BIBACULUS, MARCUS FURIUS, Roman poet, flourished during the last century of the republic. According to Jerome, he was born at Cremona in 103 B.C., and probably lived to a great age. He wrote satirical poems after the manner of Catullus, whose bitterness he rivalled, according to Quintilian (_Instit._ x. i. 196), in his iambics. He even attacked Augustus (and perhaps Caesar), who treated the matter with indifference. He was also author of prose _Lucubrationes_ and perhaps of an epic poem on Caesar's Gallic wars (_Pragmatia Belli Gallici_). Otto Ribbeck attributes to him one of the shorter poems usually assigned to Virgil. It is doubtful whether he is the person ridiculed by Horace (_Satires_, ii 5. 40) and whether he is identical with the _turgidus Alpinus_ (_Satires_, i. 10. 36), the author of an Aethiopis dealing with the life and death of Memnon and of a poem on the Rhine. Some critics, on the ground that Horace would not have ventured to attack so dangerous an adversary, assume the existence of a poet whose real name was Furius (or Cornelius) Alpinus. Bibaculus was ridiculed for his high-flown and exaggerated style and manner of expression.

See Weichert, "De M. Furio Bibaculo," in his _Poetarum Latinorum Reliquiae_ (1830); fragments in L. Muller's edition of _Catullus_ in the Teubner Series (1870).
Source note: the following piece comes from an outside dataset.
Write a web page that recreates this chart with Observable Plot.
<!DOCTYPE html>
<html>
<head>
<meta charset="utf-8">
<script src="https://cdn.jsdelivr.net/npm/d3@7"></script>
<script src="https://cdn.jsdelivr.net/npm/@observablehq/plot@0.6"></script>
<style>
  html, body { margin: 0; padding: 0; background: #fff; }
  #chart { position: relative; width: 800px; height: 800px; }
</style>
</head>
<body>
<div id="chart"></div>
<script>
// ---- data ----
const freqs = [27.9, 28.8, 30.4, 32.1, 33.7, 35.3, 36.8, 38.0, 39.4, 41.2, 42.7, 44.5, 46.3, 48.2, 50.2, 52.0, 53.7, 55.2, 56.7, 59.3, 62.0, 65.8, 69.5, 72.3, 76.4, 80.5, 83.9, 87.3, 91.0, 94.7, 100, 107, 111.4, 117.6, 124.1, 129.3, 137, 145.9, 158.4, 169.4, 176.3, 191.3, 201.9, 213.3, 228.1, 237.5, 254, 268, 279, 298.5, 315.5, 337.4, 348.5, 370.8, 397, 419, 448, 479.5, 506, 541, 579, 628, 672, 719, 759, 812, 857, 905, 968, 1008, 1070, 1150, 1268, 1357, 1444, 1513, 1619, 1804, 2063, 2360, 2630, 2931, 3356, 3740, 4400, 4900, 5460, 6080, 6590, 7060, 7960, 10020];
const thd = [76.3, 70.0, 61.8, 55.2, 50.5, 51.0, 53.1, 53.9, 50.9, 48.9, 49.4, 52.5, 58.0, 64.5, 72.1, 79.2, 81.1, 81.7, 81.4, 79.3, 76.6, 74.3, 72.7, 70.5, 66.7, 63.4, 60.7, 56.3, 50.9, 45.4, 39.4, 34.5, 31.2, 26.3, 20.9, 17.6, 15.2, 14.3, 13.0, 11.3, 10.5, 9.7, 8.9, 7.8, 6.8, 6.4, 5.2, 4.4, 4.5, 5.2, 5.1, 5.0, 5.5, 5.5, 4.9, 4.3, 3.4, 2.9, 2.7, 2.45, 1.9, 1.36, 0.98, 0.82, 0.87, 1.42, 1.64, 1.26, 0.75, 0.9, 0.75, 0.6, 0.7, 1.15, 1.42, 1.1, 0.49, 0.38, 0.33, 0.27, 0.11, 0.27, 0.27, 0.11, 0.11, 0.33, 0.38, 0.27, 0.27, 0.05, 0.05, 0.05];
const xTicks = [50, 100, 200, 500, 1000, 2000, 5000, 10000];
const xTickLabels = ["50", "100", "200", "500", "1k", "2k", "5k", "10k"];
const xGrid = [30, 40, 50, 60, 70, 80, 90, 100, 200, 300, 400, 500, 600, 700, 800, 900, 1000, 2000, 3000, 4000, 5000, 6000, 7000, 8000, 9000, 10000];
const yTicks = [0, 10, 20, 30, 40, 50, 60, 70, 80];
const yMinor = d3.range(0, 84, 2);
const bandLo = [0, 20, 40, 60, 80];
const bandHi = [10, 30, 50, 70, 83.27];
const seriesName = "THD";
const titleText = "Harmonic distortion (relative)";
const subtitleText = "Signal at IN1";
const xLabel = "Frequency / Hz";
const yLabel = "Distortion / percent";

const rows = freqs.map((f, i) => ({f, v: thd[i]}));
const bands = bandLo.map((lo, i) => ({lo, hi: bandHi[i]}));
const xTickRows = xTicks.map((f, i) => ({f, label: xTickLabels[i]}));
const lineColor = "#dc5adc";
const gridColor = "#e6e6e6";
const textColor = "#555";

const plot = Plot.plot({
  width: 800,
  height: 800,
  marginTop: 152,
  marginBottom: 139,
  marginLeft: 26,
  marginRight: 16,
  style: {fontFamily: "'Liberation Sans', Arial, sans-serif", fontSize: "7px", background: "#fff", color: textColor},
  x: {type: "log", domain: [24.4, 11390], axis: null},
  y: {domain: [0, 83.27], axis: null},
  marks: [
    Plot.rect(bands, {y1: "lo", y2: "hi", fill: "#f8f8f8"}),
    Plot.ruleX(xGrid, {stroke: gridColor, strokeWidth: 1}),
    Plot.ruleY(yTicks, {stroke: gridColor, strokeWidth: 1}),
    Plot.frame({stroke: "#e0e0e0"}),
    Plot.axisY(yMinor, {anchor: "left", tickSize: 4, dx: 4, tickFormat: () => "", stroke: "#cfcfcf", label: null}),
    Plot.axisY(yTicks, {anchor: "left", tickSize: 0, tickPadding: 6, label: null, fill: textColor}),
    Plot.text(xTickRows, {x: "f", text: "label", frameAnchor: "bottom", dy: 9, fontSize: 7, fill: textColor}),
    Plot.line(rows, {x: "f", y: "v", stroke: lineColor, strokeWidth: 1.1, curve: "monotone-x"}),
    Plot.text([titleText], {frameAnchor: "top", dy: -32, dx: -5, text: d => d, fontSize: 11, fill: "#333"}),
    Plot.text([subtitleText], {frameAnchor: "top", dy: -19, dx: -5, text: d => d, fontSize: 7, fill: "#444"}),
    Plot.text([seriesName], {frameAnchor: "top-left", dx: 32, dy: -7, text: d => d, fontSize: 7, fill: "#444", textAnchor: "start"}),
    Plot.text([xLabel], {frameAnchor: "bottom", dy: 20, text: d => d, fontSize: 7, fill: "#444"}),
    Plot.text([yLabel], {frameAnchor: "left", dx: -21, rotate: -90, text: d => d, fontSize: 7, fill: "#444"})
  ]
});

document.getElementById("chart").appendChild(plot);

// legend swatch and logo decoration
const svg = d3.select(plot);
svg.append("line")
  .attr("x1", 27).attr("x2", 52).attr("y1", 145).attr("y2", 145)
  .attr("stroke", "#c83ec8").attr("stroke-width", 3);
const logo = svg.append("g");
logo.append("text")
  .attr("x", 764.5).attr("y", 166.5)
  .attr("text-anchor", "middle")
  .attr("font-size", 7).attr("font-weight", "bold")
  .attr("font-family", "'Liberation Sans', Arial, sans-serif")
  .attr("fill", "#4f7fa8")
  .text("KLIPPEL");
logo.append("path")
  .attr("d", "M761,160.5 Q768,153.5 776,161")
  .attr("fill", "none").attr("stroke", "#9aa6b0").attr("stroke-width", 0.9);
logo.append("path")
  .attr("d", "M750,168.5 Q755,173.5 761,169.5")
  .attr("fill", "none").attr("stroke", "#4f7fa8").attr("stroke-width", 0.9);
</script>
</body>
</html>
BIBER, HEINRICH JOHANN FRANZ VON (1644-1704), German violinist and composer, was for some time musical conductor at Salzburg, and was ennobled by the emperor Leopold in 1681. He is regarded as the earliest important German composer for the violin, his works including sonatas and church music.
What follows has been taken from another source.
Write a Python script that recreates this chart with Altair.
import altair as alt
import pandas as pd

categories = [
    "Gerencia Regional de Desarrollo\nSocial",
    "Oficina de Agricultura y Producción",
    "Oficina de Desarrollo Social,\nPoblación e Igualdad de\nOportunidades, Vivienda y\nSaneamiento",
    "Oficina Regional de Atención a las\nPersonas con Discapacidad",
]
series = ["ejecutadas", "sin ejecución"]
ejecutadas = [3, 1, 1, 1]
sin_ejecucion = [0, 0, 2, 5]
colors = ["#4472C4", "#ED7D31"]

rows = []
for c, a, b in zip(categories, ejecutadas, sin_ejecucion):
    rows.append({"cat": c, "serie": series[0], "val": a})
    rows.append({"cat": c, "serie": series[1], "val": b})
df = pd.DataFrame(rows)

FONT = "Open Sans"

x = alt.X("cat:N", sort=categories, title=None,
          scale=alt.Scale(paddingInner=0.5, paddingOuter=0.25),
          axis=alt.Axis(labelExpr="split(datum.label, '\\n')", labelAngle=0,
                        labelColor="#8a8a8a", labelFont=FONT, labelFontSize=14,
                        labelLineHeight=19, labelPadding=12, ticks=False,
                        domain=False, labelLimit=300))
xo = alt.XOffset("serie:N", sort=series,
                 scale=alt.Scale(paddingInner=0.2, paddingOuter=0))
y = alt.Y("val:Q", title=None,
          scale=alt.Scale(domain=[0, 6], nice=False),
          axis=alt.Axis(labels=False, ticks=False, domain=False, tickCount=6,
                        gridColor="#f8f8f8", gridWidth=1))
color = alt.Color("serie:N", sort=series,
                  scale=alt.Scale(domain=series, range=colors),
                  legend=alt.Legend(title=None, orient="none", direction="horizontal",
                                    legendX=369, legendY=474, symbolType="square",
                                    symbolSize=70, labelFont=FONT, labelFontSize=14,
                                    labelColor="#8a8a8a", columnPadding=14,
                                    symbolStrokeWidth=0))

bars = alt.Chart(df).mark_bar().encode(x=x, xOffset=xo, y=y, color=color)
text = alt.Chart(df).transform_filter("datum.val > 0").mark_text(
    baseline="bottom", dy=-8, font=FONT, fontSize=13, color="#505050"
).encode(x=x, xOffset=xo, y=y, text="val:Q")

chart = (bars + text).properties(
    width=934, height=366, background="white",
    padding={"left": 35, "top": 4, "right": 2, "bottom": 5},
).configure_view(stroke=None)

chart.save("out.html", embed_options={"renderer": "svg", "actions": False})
BIBERACH, a town of Germany, in the kingdom of Wurttemberg, on the Riss, a small affluent of the Danube, 22 m. S.S.W. from Ulm. Pop. (1900) 8390. It is still surrounded by medieval walls and towers, and is strikingly picturesque. Its principal church dates from the 12th century, and it possesses a hospital with rich endowments. Its main industries are cloth, bell-casting, toys and zinc wares, and its fruit markets are famous.

Biberach appears as a village in the 8th century, and in 1312 it became a free imperial city. During the Thirty Years' War it underwent various vicissitudes, and was for a while held by the Swedes. In 1707 it was captured and put to ransom by the French, who afterwards, in 1796 and 1800, defeated the Austrians in the neighbourhood. In 1803 the city was deprived of its imperial freedom and assigned to Baden, and in 1806 was transferred to Wurttemberg. Biberach is the birthplace of the sculptor Johann Lorenz Natter (1705-1763) and the painter Bernhard Neher (1806-1886); Christoph Martin Wieland, born in 1733 at the neighbouring village of Oberholzheim, spent several years in the town.

BIBIRINE, or BEBEERINE, C19H21NO3, an alkaloid obtained from the bark and fruit of the greenheart (q.v.) tree, _Nectandra rodiaei_, called _bibiru_ or _sipiri_ in Guiana, where the tree grows. The substance was discovered about the year 1835 by Hugh Rodie, a surgeon in Demerara, who used it as a febrifuge in substitution for quinine.